For a span of a few months, I didn’t do anything creative. And something was different. I was less focused. I wasn’t in music anymore. I had long since quit dance lessons. I only did theatre for a couple of months in the spring. My evenings spent learning shows were replaced with basketball practice, and my mind was more set on memorizing multiplication tables than lines for a play. This was, by no coincidence, the same point in time that I remember being the most distracted. I wasn’t doing quite as well in school as I had been before, and my concentration was dropping significantly. For the first time in my life, I had to get help outside of school to keep my grades up.

But then, I auditioned for another play. My work ethic went back up because as I memorized lines, I memorized my vocabulary words as well. Furthermore, through doing theatre, my vocabulary grew. I learned words like “scrupulous,” and I had a jumpstart on history by doing a show set in the backdrop of the American Revolution. My math skills and concentration improved as well through music. I was able to identify rhythms and pitches immediately before thinking through a complicated science project, and this made the problem solving so much easier.

I stayed in music and theatre throughout middle and high school, and I decided to add studio art and creative writing.

I was more relaxed, more focused. I enjoyed being able to have something to fall back on after a long day. It cleared my mind.

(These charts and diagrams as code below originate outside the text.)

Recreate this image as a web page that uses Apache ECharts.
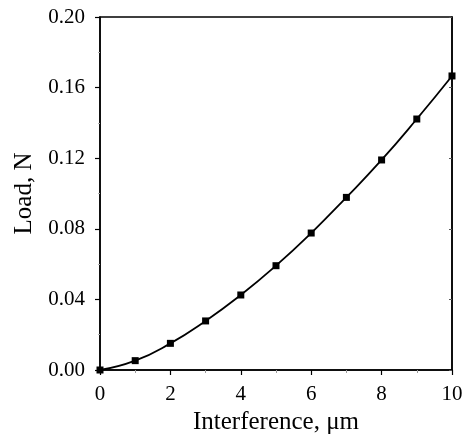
<!DOCTYPE html>
<html>
<head>
<meta charset="utf-8">
<script src="https://cdn.jsdelivr.net/npm/echarts@6/dist/echarts.min.js"></script>
<style>
  html, body { margin: 0; padding: 0; background: #fff; }
  #chart { width: 462px; height: 434px; }
</style>
</head>
<body>
<div id="chart"></div>
<script>
const interference = [0, 1, 2, 3, 4, 5, 6, 7, 8, 9, 10]
const load = [0.000, 0.0053, 0.0151, 0.0278, 0.0425, 0.0591, 0.0776, 0.0978, 0.119, 0.1422, 0.1666]

const font = 'Liberation Serif'
const textColor = '#000'

const chart = echarts.init(document.getElementById('chart'))

const option = {
  backgroundColor: '#fff',
  animation: false,
  grid: {
    left: 100,
    right: 10,
    top: 17,
    bottom: 64,
    containLabel: false,
    outerBoundsMode: 'none',
    show: true,
    borderColor: '#000',
    borderWidth: 1.5,
    backgroundColor: 'transparent'
  },
  xAxis: [
    {
      type: 'value',
      min: 0,
      max: 10,
      interval: 2,
      name: 'Interference, μm',
      nameLocation: 'middle',
      nameGap: 36,
      nameTextStyle: { color: textColor, fontFamily: font, fontSize: 25 },
      axisLine: { show: true, lineStyle: { color: '#000', width: 1.5 } },
      axisTick: { show: true, inside: false, length: 5, lineStyle: { color: '#000', width: 1.2 } },
      minorTick: { show: true, splitNumber: 2, length: 3, lineStyle: { color: '#999' } },
      axisLabel: { color: textColor, fontFamily: font, fontSize: 21, margin: 14 },
      splitLine: { show: false }
    }
  ],
  yAxis: [
    {
      type: 'value',
      min: 0,
      max: 0.2,
      interval: 0.04,
      name: 'Load, N',
      nameLocation: 'middle',
      nameGap: 63,
      nameTextStyle: { color: textColor, fontFamily: font, fontSize: 25 },
      axisLine: { show: true, lineStyle: { color: '#000', width: 1.5 } },
      axisTick: { show: true, inside: false, length: 5, lineStyle: { color: '#000', width: 1.2 } },
      minorTick: { show: true, splitNumber: 2, length: 2, lineStyle: { color: '#aaa' } },
      axisLabel: {
        color: textColor,
        fontFamily: font,
        fontSize: 21,
        margin: 15,
        formatter: v => v.toFixed(2)
      },
      splitLine: { show: false }
    },
    {
      type: 'value',
      position: 'right',
      min: 0,
      max: 0.2,
      interval: 0.04,
      axisLine: { show: true, lineStyle: { color: '#000', width: 1.5 } },
      axisTick: { show: true, inside: true, length: 3, lineStyle: { color: '#555' } },
      axisLabel: { show: false },
      splitLine: { show: false }
    }
  ],
  series: [
    {
      type: 'line',
      data: interference.map((x, i) => [x, load[i]]),
      smooth: true,
      symbol: 'rect',
      symbolSize: 7,
      lineStyle: { color: '#000', width: 1.8 },
      itemStyle: { color: '#000' },
      clip: false
    }
  ]
}

chart.setOption(option)
</script>
</body>
</html>
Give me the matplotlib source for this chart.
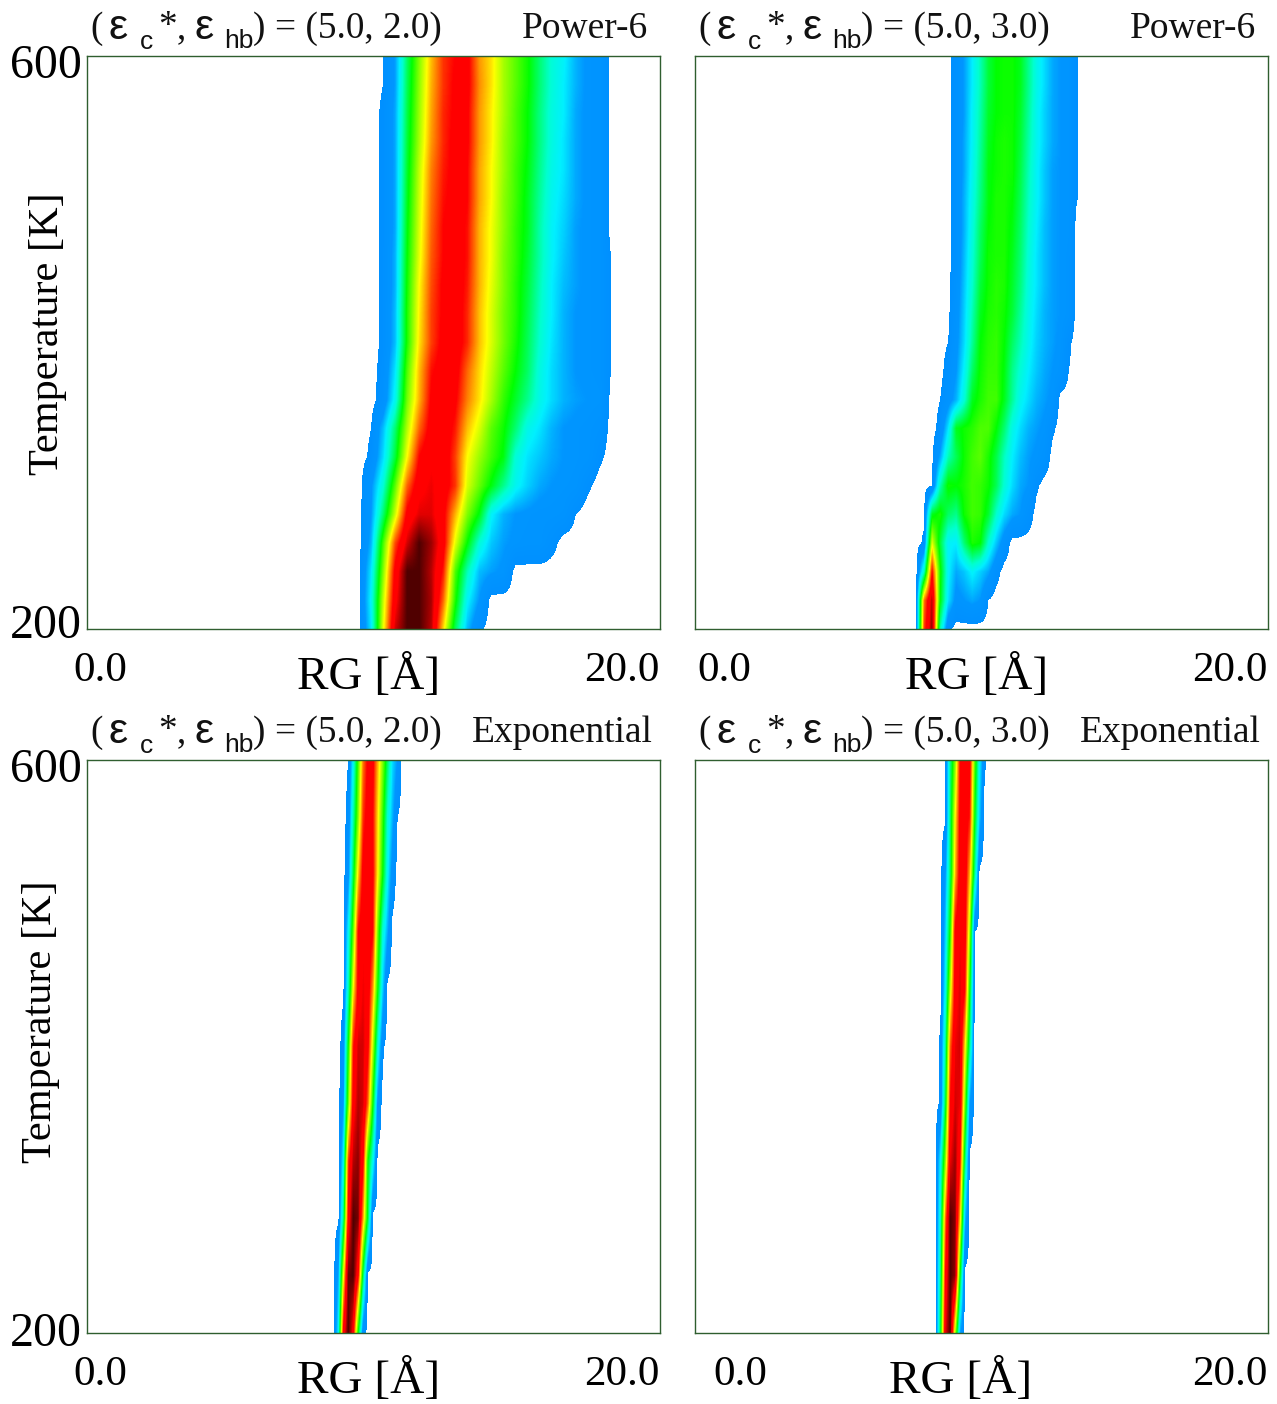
import numpy as np
import matplotlib
matplotlib.use("Agg")
import matplotlib.pyplot as plt
from matplotlib.colors import LinearSegmentedColormap, Normalize
from matplotlib.transforms import ScaledTranslation

W, H = 1277, 1404
SERIF = "Liberation Serif"
SANS = "Liberation Sans"

temps_fine = list(range(600, 199, -20))
temps_coarse = list(range(600, 199, -40))
rg_p6_a = [9.5 + 0.42 * i for i in range(22)]
rg_p6_b = [7.7 + 0.28 * i for i in range(22)]
rg_exp_a = [8.6 + 0.17 * i for i in range(15)]
rg_exp_b = [8.4 + 0.17 * i for i in range(12)]

power6_e2 = [
 [0,0,.02,.11,.33,.5,.65,.76,.8,.82,.68,.62,.53,.47,.41,.32,.24,.2,.13,.09,.08,0],
 [0,0,.02,.11,.34,.51,.66,.76,.81,.82,.69,.62,.53,.47,.41,.32,.24,.19,.13,.09,.08,0],
 [0,0,.03,.12,.35,.52,.67,.77,.81,.81,.68,.61,.53,.46,.4,.31,.23,.19,.12,.09,.08,0],
 [0,0,.03,.12,.36,.53,.68,.77,.82,.81,.68,.61,.52,.46,.4,.31,.23,.18,.12,.09,.08,0],
 [0,0,.03,.12,.37,.55,.7,.78,.82,.8,.67,.6,.52,.45,.39,.3,.22,.18,.12,.09,.08,0],
 [0,0,.03,.12,.38,.56,.71,.79,.82,.8,.67,.6,.51,.45,.38,.29,.21,.17,.12,.09,.08,0],
 [0,0,.03,.12,.39,.57,.72,.8,.83,.79,.66,.59,.51,.44,.38,.28,.2,.16,.11,.09,.08,0],
 [0,0,.03,.13,.4,.58,.73,.8,.83,.79,.66,.59,.5,.44,.37,.28,.2,.15,.11,.09,.08,.015],
 [0,0,.03,.13,.41,.6,.74,.81,.84,.78,.66,.58,.5,.43,.36,.27,.19,.14,.11,.09,.08,.015],
 [0,0,.03,.14,.42,.61,.75,.81,.84,.77,.65,.57,.49,.43,.35,.26,.19,.13,.1,.09,.08,.015],
 [0,0,.03,.14,.42,.62,.75,.82,.84,.77,.65,.57,.49,.42,.34,.25,.18,.13,.1,.09,.08,.015],
 [0,0,.04,.18,.46,.65,.79,.83,.83,.72,.63,.55,.47,.4,.33,.23,.17,.13,.1,.09,.08,.015],
 [0,0,.05,.21,.49,.66,.81,.84,.81,.7,.62,.53,.44,.37,.3,.22,.17,.13,.11,.1,.09,0],
 [0,.02,.14,.32,.54,.72,.83,.85,.78,.65,.57,.47,.41,.32,.22,.18,.13,.1,.09,.08,.06,0],
 [0,.03,.17,.36,.6,.8,.86,.85,.75,.6,.52,.45,.39,.24,.18,.15,.12,.1,.09,.08,.03,0],
 [0,.09,.24,.47,.72,.85,.88,.84,.76,.57,.48,.39,.3,.21,.16,.12,.1,.09,.08,.03,0,0],
 [0,.1,.32,.56,.82,.89,.89,.82,.66,.5,.39,.2,.13,.1,.09,.08,.08,.07,.02,0,0,0],
 [0,.13,.45,.74,.9,1,.94,.83,.58,.4,.24,.15,.11,.09,.08,.08,.04,0,0,0,0,0],
 [.01,.18,.5,.82,1,1,.92,.78,.46,.27,.14,.11,.09,0,0,0,0,0,0,0,0,0],
 [.01,.2,.55,.85,1,1,.93,.72,.42,.2,.1,0,0,0,0,0,0,0,0,0,0,0],
 [0,.18,.58,.9,1,1,.92,.63,.34,.14,.03,0,0,0,0,0,0,0,0,0,0,0],
]

power6_e3 = [
 [0,0,0,0,0,.05,.11,.19,.27,.36,.4,.41,.41,.38,.3,.22,.17,.12,.1,.09,.022,0],
 [0,0,0,0,0,.05,.11,.19,.27,.36,.4,.41,.41,.38,.3,.22,.17,.12,.1,.09,.022,0],
 [0,0,0,0,0,.05,.11,.2,.28,.37,.4,.41,.41,.37,.29,.21,.16,.12,.1,.09,.022,0],
 [0,0,0,0,0,.05,.12,.2,.29,.38,.41,.42,.41,.36,.28,.21,.16,.12,.1,.09,.022,0],
 [0,0,0,0,0,.05,.12,.21,.3,.39,.41,.42,.41,.35,.27,.2,.15,.11,.1,.09,.022,0],
 [0,0,0,0,0,.05,.13,.22,.31,.39,.42,.42,.4,.34,.26,.2,.15,.11,.1,.09,.022,0],
 [0,0,0,0,0,.05,.13,.23,.33,.4,.42,.42,.39,.33,.25,.19,.14,.11,.1,.09,0,0],
 [0,0,0,0,0,.05,.14,.24,.34,.41,.42,.42,.38,.32,.24,.18,.14,.11,.1,.08,0,0],
 [0,0,0,0,.01,.06,.15,.25,.36,.41,.43,.42,.37,.31,.23,.18,.14,.11,.1,.08,0,0],
 [0,0,0,0,.01,.07,.16,.27,.38,.42,.43,.41,.36,.29,.22,.17,.13,.11,.1,.08,0,0],
 [0,0,0,0,.02,.08,.17,.29,.4,.43,.44,.4,.33,.27,.21,.16,.13,.11,.09,.03,0,0],
 [0,0,0,0,.05,.1,.2,.33,.41,.44,.44,.39,.3,.24,.19,.15,.12,.1,.08,.02,0,0],
 [0,0,0,.02,.07,.13,.24,.38,.42,.45,.45,.38,.29,.21,.17,.13,.11,.09,0,0,0,0],
 [0,0,0,.04,.18,.38,.41,.43,.46,.46,.4,.32,.22,.17,.13,.11,.09,.03,0,0,0,0],
 [0,0,.01,.12,.27,.34,.41,.45,.47,.42,.35,.26,.19,.14,.11,.09,.06,0,0,0,0,0],
 [0,0,.02,.27,.41,.4,.42,.45,.44,.41,.34,.24,.17,.12,.1,.03,0,0,0,0,0,0],
 [0,.01,.38,.42,.33,.3,.41,.45,.44,.37,.25,.17,.12,.1,.05,0,0,0,0,0,0,0],
 [0,.03,.58,.36,.2,.19,.32,.42,.4,.25,.15,.06,0,0,0,0,0,0,0,0,0,0],
 [0,.25,.8,.42,.2,.12,.15,.2,.16,.12,.04,0,0,0,0,0,0,0,0,0,0,0],
 [.01,.7,.92,.4,.18,.08,.1,.12,.1,.02,0,0,0,0,0,0,0,0,0,0,0,0],
 [.01,.75,.95,.28,.04,0,0,0,0,0,0,0,0,0,0,0,0,0,0,0,0,0],
]

exp_e2 = [
 [0,0,0,.02,.2,.45,.7,.82,.82,.66,.5,.33,.17,.1,0],
 [0,0,0,.04,.27,.5,.76,.84,.8,.62,.44,.24,.13,.02,0],
 [0,0,0,.08,.35,.63,.83,.85,.81,.6,.4,.2,.06,0,0],
 [0,0,.01,.2,.47,.8,.86,.86,.8,.48,.24,.12,0,0,0],
 [0,0,.01,.26,.6,.82,.88,.85,.68,.4,.16,0,0,0,0],
 [0,0,.05,.4,.78,.9,.9,.82,.55,.24,.03,0,0,0,0],
 [0,0,.1,.48,.84,.92,.9,.72,.4,.08,0,0,0,0,0],
 [0,.01,.2,.75,.92,.95,.82,.4,.22,0,0,0,0,0,0],
 [0,.01,.3,.82,1,.97,.68,.36,0,0,0,0,0,0,0],
 [0,.12,.58,.98,1,.82,.35,0,0,0,0,0,0,0,0],
 [0,.2,.82,1,.85,.4,.05,0,0,0,0,0,0,0,0],
]

exp_e3 = [
 [0,0,.01,.3,.5,.8,.84,.82,.47,.2,.03,0],
 [0,0,.01,.32,.6,.82,.85,.78,.4,.15,0,0],
 [0,0,.1,.33,.65,.84,.86,.65,.3,0,0,0],
 [0,0,.15,.42,.82,.87,.84,.52,.02,0,0,0],
 [0,0,.2,.55,.84,.89,.8,.4,0,0,0,0],
 [0,.03,.28,.72,.88,.9,.62,.3,0,0,0,0],
 [0,.03,.35,.8,.9,.88,.5,.1,0,0,0,0],
 [.005,.2,.5,.88,.94,.8,.33,0,0,0,0,0],
 [.005,.25,.7,1,.96,.65,.15,0,0,0,0,0],
 [.005,.3,.8,1,.95,.4,0,0,0,0,0,0],
 [.005,.35,.88,1,.55,.12,0,0,0,0,0,0],
]

x_range = [0, 20]
y_range = [200, 600]
x_tick_labels = ["0.0", "20.0"]
y_tick_labels = ["200", "600"]
model_names = ["Power-6", "Power-6", "Exponential", "Exponential"]
eps_pair = ["= (5.0, 2.0)", "= (5.0, 3.0)", "= (5.0, 2.0)", "= (5.0, 3.0)"]

anchors = [(0.02, "#0090ff"), (0.1, "#0096ff"), (0.19, "#00f0ff"), (0.25, "#00ffd0"), (0.32, "#00ff70"),
           (0.4, "#00ff00"), (0.5, "#80ff00"), (0.6, "#ffff00"), (0.7, "#ff8000"),
           (0.8, "#ff0000"), (0.87, "#ff0000"), (0.93, "#aa0000"), (1.0, "#500000")]
cmap = LinearSegmentedColormap.from_list("jetlike", [((v - .02) / .98, c) for v, c in anchors], N=512)
cmap.set_under("white")
norm = Normalize(vmin=0.02, vmax=1.0)

fig = plt.figure(figsize=(W / 100, H / 100), dpi=100, facecolor="white")

panels = [
    (87, 56, power6_e2, rg_p6_a, temps_fine, 369, 13),
    (695, 56, power6_e3, rg_p6_b, temps_fine, 977, 29),
    (87, 760, exp_e2, rg_exp_a, temps_coarse, 369, 13),
    (695, 760, exp_e3, rg_exp_b, temps_coarse, 961, 45),
]
SIDE = 573
SPINE = "#2f5e2f"


def offset(dx, dy):
    return ScaledTranslation(dx / 100, -dy / 100, fig.dpi_scale_trans)


for i, (px, py, table, rg, temps, label_x, zero_dx) in enumerate(panels):
    ax = fig.add_axes([px / W, 1 - (py + SIDE) / H, SIDE / W, SIDE / H])
    z = np.array(table, dtype=float)
    dx = rg[1] - rg[0]
    dt = abs(temps[1] - temps[0])
    ax.imshow(z, cmap=cmap, norm=norm, origin="upper", aspect="auto",
              interpolation="bilinear", interpolation_stage="data",
              extent=[rg[0] - dx / 2, rg[-1] + dx / 2, temps[-1] - dt / 2, temps[0] + dt / 2])
    ax.set_xlim(*x_range)
    ax.set_ylim(*y_range)
    for s in ax.spines.values():
        s.set_color(SPINE)
        s.set_linewidth(1.0)

    ax.set_xticks(x_range)
    ax.set_xticklabels(x_tick_labels, fontfamily=SERIF, fontsize=31)
    ax.tick_params(axis="both", length=0, pad=0)
    lab0, lab1 = ax.get_xticklabels()
    lab0.set_horizontalalignment("center")
    lab1.set_horizontalalignment("right")
    for lab, ddx in ((lab0, zero_dx), (lab1, 0)):
        lab.set_verticalalignment("center")
        lab.set_transform(lab.get_transform() + offset(ddx, 42))

    ax.set_xlabel("RG [Å]", fontfamily=SERIF, fontsize=34, va="center")
    ax.xaxis.set_label_coords((label_x - px) / SIDE, -48 / SIDE)

    if i in (0, 2):
        ax.set_yticks(y_range)
        ax.set_yticklabels(y_tick_labels, fontfamily=SERIF, fontsize=34.5)
        lab200, lab600 = ax.get_yticklabels()
        d200 = -8 if i == 0 else -4
        lab200.set_horizontalalignment("right")
        lab600.set_horizontalalignment("right")
        lab200.set_transform(lab200.get_transform() + offset(-5, d200))
        lab600.set_transform(lab600.get_transform() + offset(-5, 5))
        ax.set_ylabel("Temperature [K]", fontfamily=SERIF, fontsize=30.5, va="center")
        ylab_x = 48 if i == 0 else 41
        ax.yaxis.set_label_coords((ylab_x - px) / SIDE, (py + SIDE - (334 if i == 0 else 1022)) / SIDE)
    else:
        ax.set_yticks([])

    ox = 0 if i in (0, 2) else 608
    oy = 0 if i in (0, 1) else 704
    pieces = [
        ("(", 90, 29, SERIF, 26.8),
        ("ε", 109, 28, SANS, 31),
        ("c", 140, 42, SANS, 19),
        ("*", 158, 27, SERIF, 26.8),
        (",", 177, 29, SERIF, 26.8),
        ("ε", 194, 28, SANS, 31),
        ("hb", 224, 41, SANS, 19),
        (")", 253, 29, SERIF, 26.8),
        (eps_pair[i], 275, 29, SERIF, 26.8),
    ]
    for s, x0, y0, fam, size in pieces:
        fig.text((x0 + ox) / W, 1 - (y0 + oy) / H, s, family=fam, fontsize=size, ha="left", va="center", color="#111111")
    right = {0: 648, 1: 648, 2: 653, 3: 653}[i] + ox
    fig.text(right / W, 1 - (29 + oy) / H, model_names[i], family=SERIF, fontsize=27, ha="right", va="center", color="#111111")

fig.savefig("out.png", dpi=100, facecolor="white")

So before the arts are written off as frivolous or not useful, please take a moment to think about how they can affect the lives of so many children who are just as lost as I was. They’re indispensable, and therefore, fully veritable as the career choice of one who wishes to help others experience the same feelings they had, if only for a short amount of time. The arts are tenacious. And as long as they can do some good, they’re here stay.